Being from the UK, I am probably well placed to answer your questions.
1. The short answer is no. In Europe, it is just simply not as common as in the US to leave your job to study fulltime for an MBA. There are exceptions like management consultancy for example. You still need an MBA to progress. That being said, there are quite a few Top 10 US b-school alums in banking for instance. However outside of the typical industries of MC and IB, it is not nearly as common.
2. I think it depends on your work experience. In my opinion, MFin is for those with limited work experience and MBAs are better suited for those with at least a few years worth of work exp. As for the relevance of the content, it is inevitable that some of the courses will be irrelevant e.g. accounting for CPAs.

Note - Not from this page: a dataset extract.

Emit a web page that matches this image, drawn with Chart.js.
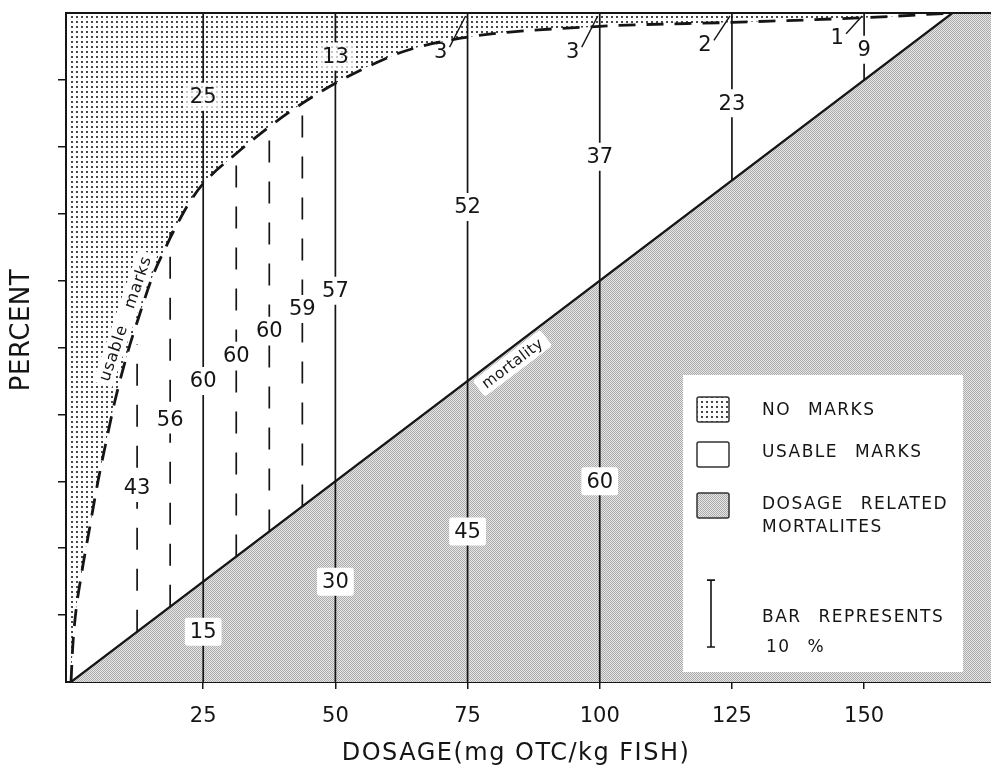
<!DOCTYPE html>
<html>
<head>
<meta charset="utf-8">
<script src="https://cdn.jsdelivr.net/npm/chart.js@4.4.1/dist/chart.umd.min.js"></script>
<style>
  html, body { margin: 0; padding: 0; background: #fff; }
</style>
</head>
<body>
<canvas id="chart" width="991" height="769"></canvas>
<script>
// doses with a solid bar (mg OTC / kg fish) and the percent split at each
const solidDoses = [25, 50, 75, 100, 125, 150];
const solidMortality = [15, 30, 45, 60, 75, 90];
const mortalityShown = [true, true, true, true, false, false];
const solidUsable = [60, 57, 52, 37, 23, 9];
const solidNoMarks = [25, 13, 3, 3, 2, 1];

// in-between doses with a dashed bar
const dashedDoses = [12.5, 18.75, 31.25, 37.5, 43.75];
const dashedMortality = [7.5, 11.25, 18.75, 22.5, 26.25];
const dashedUsable = [43, 56, 60, 60, 59];

// upper edge of "usable marks" as drawn
const edgeDose = [0, 0.3, 0.8, 2.1, 3.4, 5.1, 6.8, 8.3, 10.8, 13, 15.5, 17.8, 20, 22.1, 25, 31.25, 37.5, 43.75, 50, 57, 63.5, 75, 100, 125, 150, 166.7];
const edgePct = [0, 5, 9.7, 16.7, 22.5, 30, 36.5, 42, 49.5, 55, 60.8, 64.8, 68.3, 71.3, 74.5, 79, 83, 86.5, 89.5, 92.3, 94.4, 96.4, 98, 98.6, 99.3, 100];

// mortality line
const mortDose = [0, 166.7, 175];
const mortPct = [0, 100, 100];

const xTicks = [25, 50, 75, 100, 125, 150];
const yTicks = [10, 20, 30, 40, 50, 60, 70, 80, 90];

const INK = '#151515';
const FONT = '"DejaVu Sans", sans-serif';

function tile(size, paint) {
  const c = document.createElement('canvas');
  c.width = size; c.height = size;
  const g = c.getContext('2d');
  paint(g);
  return g.createPattern(c, 'repeat');
}
const dots = tile(5, g => {
  g.fillStyle = '#fff'; g.fillRect(0, 0, 5, 5);
  g.fillStyle = '#474747'; g.fillRect(1, 1, 2, 2);
});
const stipple = tile(2, g => {
  g.fillStyle = '#e6e6e6'; g.fillRect(0, 0, 2, 2);
  g.fillStyle = '#acacac'; g.fillRect(0, 0, 1, 1); g.fillRect(1, 1, 1, 1);
});

const pts = (xs, ys) => xs.map((v, i) => ({ x: v, y: ys[i] }));

const datasets = [
  {
    data: pts(edgeDose, edgePct),
    borderColor: INK, borderWidth: 2.8, borderDash: [17, 11],
    cubicInterpolationMode: 'monotone',
    fill: 'end', backgroundColor: dots
  },
  {
    data: pts(mortDose, mortPct),
    borderColor: INK, borderWidth: 2.2,
    fill: 'start', backgroundColor: stipple
  }
];
solidDoses.forEach((d, i) => {
  const bottom = mortalityShown[i] ? 0 : solidMortality[i];
  datasets.push({
    data: [{ x: d, y: bottom }, { x: d, y: 100 }],
    borderColor: INK, borderWidth: 1.7, fill: false
  });
});
dashedDoses.forEach((d, i) => {
  datasets.push({
    data: [{ x: d, y: dashedMortality[i] }, { x: d, y: dashedMortality[i] + dashedUsable[i] }],
    borderColor: INK, borderWidth: 1.7, borderDash: [22, 19], fill: false
  });
});

function label(ctx, text, px, py, bg) {
  ctx.save();
  ctx.font = '21px ' + FONT;
  const w = ctx.measureText(text).width + 10, h = 28;
  if (bg) {
    ctx.fillStyle = '#fff';
    ctx.beginPath();
    ctx.roundRect(px - w / 2, py - h / 2, w, h, 3);
    ctx.fill();
    if (bg === 'faded') {
      ctx.globalAlpha = 0.3;
      ctx.fillStyle = dots;
      ctx.fill();
      ctx.globalAlpha = 1;
    }
  }
  ctx.fillStyle = INK;
  ctx.textAlign = 'center';
  ctx.textBaseline = 'middle';
  ctx.fillText(text, px, py + 1);
  ctx.restore();
}

const decor = {
  id: 'decor',
  beforeDatasetsDraw(chart) {
    const { ctx, scales: { x, y } } = chart;
    // "usable marks" written along the edge
    ctx.save();
    ctx.translate(x.getPixelForValue(10.4), y.getPixelForValue(54.3));
    ctx.rotate(-71 * Math.PI / 180);
    ctx.font = '16px ' + FONT;
    ctx.letterSpacing = '1px';
    const t = 'usable   marks';
    const w = ctx.measureText(t).width;
    ctx.fillStyle = '#fff';
    ctx.fillRect(-w / 2 - 4, -11, w + 8, 20);
    ctx.fillStyle = INK;
    ctx.textAlign = 'center';
    ctx.textBaseline = 'middle';
    ctx.fillText(t, 0, 0);
    ctx.restore();
  },
  afterDatasetsDraw(chart) {
    const { ctx, chartArea: a, scales: { x, y } } = chart;

    // top frame line
    ctx.save();
    ctx.strokeStyle = INK; ctx.lineWidth = 2;
    ctx.beginPath(); ctx.moveTo(a.left, a.top); ctx.lineTo(a.right, a.top); ctx.stroke();
    ctx.restore();

    solidDoses.forEach((d, i) => {
      const px = x.getPixelForValue(d);
      const m = solidMortality[i], u = solidUsable[i], n = solidNoMarks[i];
      label(ctx, String(u), px, y.getPixelForValue(m + u / 2), 'white');
      if (mortalityShown[i]) label(ctx, String(m), px, y.getPixelForValue(m / 2), 'white');
      if (n >= 5) {
        label(ctx, String(n), px, y.getPixelForValue(m + u + n / 2), 'faded');
      } else {
        const ly = y.getPixelForValue(100 - n) + 18;
        label(ctx, String(n), px - 27, ly, null);
        ctx.save();
        ctx.strokeStyle = INK; ctx.lineWidth = 1.4;
        ctx.beginPath();
        ctx.moveTo(px - 18, ly - 4);
        ctx.lineTo(px - 2, y.getPixelForValue(100) + 3);
        ctx.stroke();
        ctx.restore();
      }
    });
    dashedDoses.forEach((d, i) => {
      const m = dashedMortality[i], u = dashedUsable[i];
      label(ctx, String(u), x.getPixelForValue(d), y.getPixelForValue(m + u / 2), 'white');
    });

    // "mortality" written under the mortality line
    const x1 = x.getPixelForValue(mortDose[0]), y1 = y.getPixelForValue(mortPct[0]);
    const x2 = x.getPixelForValue(mortDose[1]), y2 = y.getPixelForValue(mortPct[1]);
    const ang = Math.atan2(y2 - y1, x2 - x1);
    const f = 82 / mortDose[1];
    ctx.save();
    ctx.translate(x1 + f * (x2 - x1) - Math.sin(ang) * 13, y1 + f * (y2 - y1) + Math.cos(ang) * 13);
    ctx.rotate(ang);
    ctx.font = '15px ' + FONT;
    ctx.letterSpacing = '0.5px';
    const mw = ctx.measureText('mortality').width;
    ctx.fillStyle = '#fff';
    ctx.beginPath(); ctx.roundRect(-mw / 2 - 6, -10, mw + 12, 20, 3); ctx.fill();
    ctx.fillStyle = INK; ctx.textAlign = 'center'; ctx.textBaseline = 'middle';
    ctx.fillText('mortality', 0, 1);
    ctx.restore();

    // legend panel
    ctx.save();
    ctx.fillStyle = '#fff';
    ctx.fillRect(683, 375, 280, 297);
    const sw = [[397, dots], [442, '#fff'], [493, stipple]];
    sw.forEach(([sy, fill]) => {
      ctx.beginPath(); ctx.roundRect(697, sy, 32, 25, 2);
      ctx.fillStyle = fill; ctx.fill();
      ctx.strokeStyle = '#333'; ctx.lineWidth = 1.5; ctx.stroke();
    });
    ctx.font = '17px ' + FONT;
    ctx.letterSpacing = '1.5px';
    ctx.wordSpacing = '10px';
    ctx.fillStyle = INK; ctx.textAlign = 'left'; ctx.textBaseline = 'middle';
    ctx.fillText('NO MARKS', 762, 411);
    ctx.fillText('USABLE MARKS', 762, 453);
    ctx.fillText('DOSAGE RELATED', 762, 505);
    ctx.fillText('MORTALITES', 762, 528);
    ctx.fillText('BAR REPRESENTS', 762, 618);
    ctx.fillText('10 %', 766, 648);
    // scale bar = 10 %
    const bl = y.getPixelForValue(0) - y.getPixelForValue(10);
    const bb = 647, bx = 711;
    ctx.strokeStyle = INK; ctx.lineWidth = 1.6;
    ctx.beginPath();
    ctx.moveTo(bx, bb); ctx.lineTo(bx, bb - bl);
    ctx.moveTo(bx - 4, bb); ctx.lineTo(bx + 4, bb);
    ctx.moveTo(bx - 4, bb - bl); ctx.lineTo(bx + 4, bb - bl);
    ctx.stroke();
    ctx.restore();
  },
  afterDraw(chart) {
    const { ctx } = chart;
    ctx.save();
    ctx.fillStyle = INK;
    ctx.textAlign = 'center'; ctx.textBaseline = 'middle';
    ctx.font = '24px ' + FONT;
    ctx.letterSpacing = '1.5px';
    ctx.fillText('DOSAGE(mg OTC/kg FISH)', 516, 754);
    ctx.translate(22, 330);
    ctx.rotate(-Math.PI / 2);
    ctx.font = '26px ' + FONT;
    ctx.letterSpacing = '0.5px';
    ctx.fillText('PERCENT', 0, 0);
    ctx.restore();
  }
};

new Chart(document.getElementById('chart'), {
  type: 'line',
  data: { datasets },
  plugins: [decor],
  options: {
    responsive: false,
    animation: false,
    devicePixelRatio: 1,
    layout: { padding: { top: 13, left: 0, right: 0, bottom: 0 } },
    elements: { point: { radius: 0 }, line: { tension: 0 } },
    plugins: {
      legend: { display: false },
      tooltip: { enabled: false },
      filler: { drawTime: 'beforeDatasetsDraw' }
    },
    scales: {
      x: {
        type: 'linear', min: -0.95, max: 174,
        afterBuildTicks: s => { s.ticks = xTicks.map(v => ({ value: v })); },
        afterFit: s => { s.height = 87; },
        grid: { drawOnChartArea: false, tickLength: 7, color: INK, lineWidth: 1.5 },
        border: { color: INK, width: 2 },
        ticks: { color: INK, font: { family: FONT, size: 21 }, padding: 15, maxRotation: 0, autoSkip: false }
      },
      y: {
        type: 'linear', min: 0, max: 100,
        afterBuildTicks: s => { s.ticks = yTicks.map(v => ({ value: v })); },
        afterFit: s => { s.width = 66; },
        grid: { drawOnChartArea: false, tickLength: 8, color: INK, lineWidth: 1.5 },
        border: { color: INK, width: 2 },
        ticks: { display: false }
      }
    }
  }
});
</script>
</body>
</html>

Excellent post - thank you!
I have 3 years of pretty unqualified work experience (read: "worked at a local bank back at home before going to college for my undergrad, each summer I go back to said bank to work for 2 more months"), so I don't know if that constitutes "limited" work experience or not. As I interpret what you're saying, and MBA - all else equal - is more attractive to employers than a MscFi, is that so?
As it is right now, Stockholm School of Economics offers a 2 year MscFi, Im on the fence on whether I should pursue getting accepted there (for no tuition cost at all - Swedes don't pay for school), or pursue a 2 year MBA in a top 5 b-school (the only ones I would consider in the US would be H/W/S, in Europe would be LBS) which would incur hefty tuition and opportunity costs...
So Im trying to weight which of the two options would be a) viable for me and b) economically sound for me.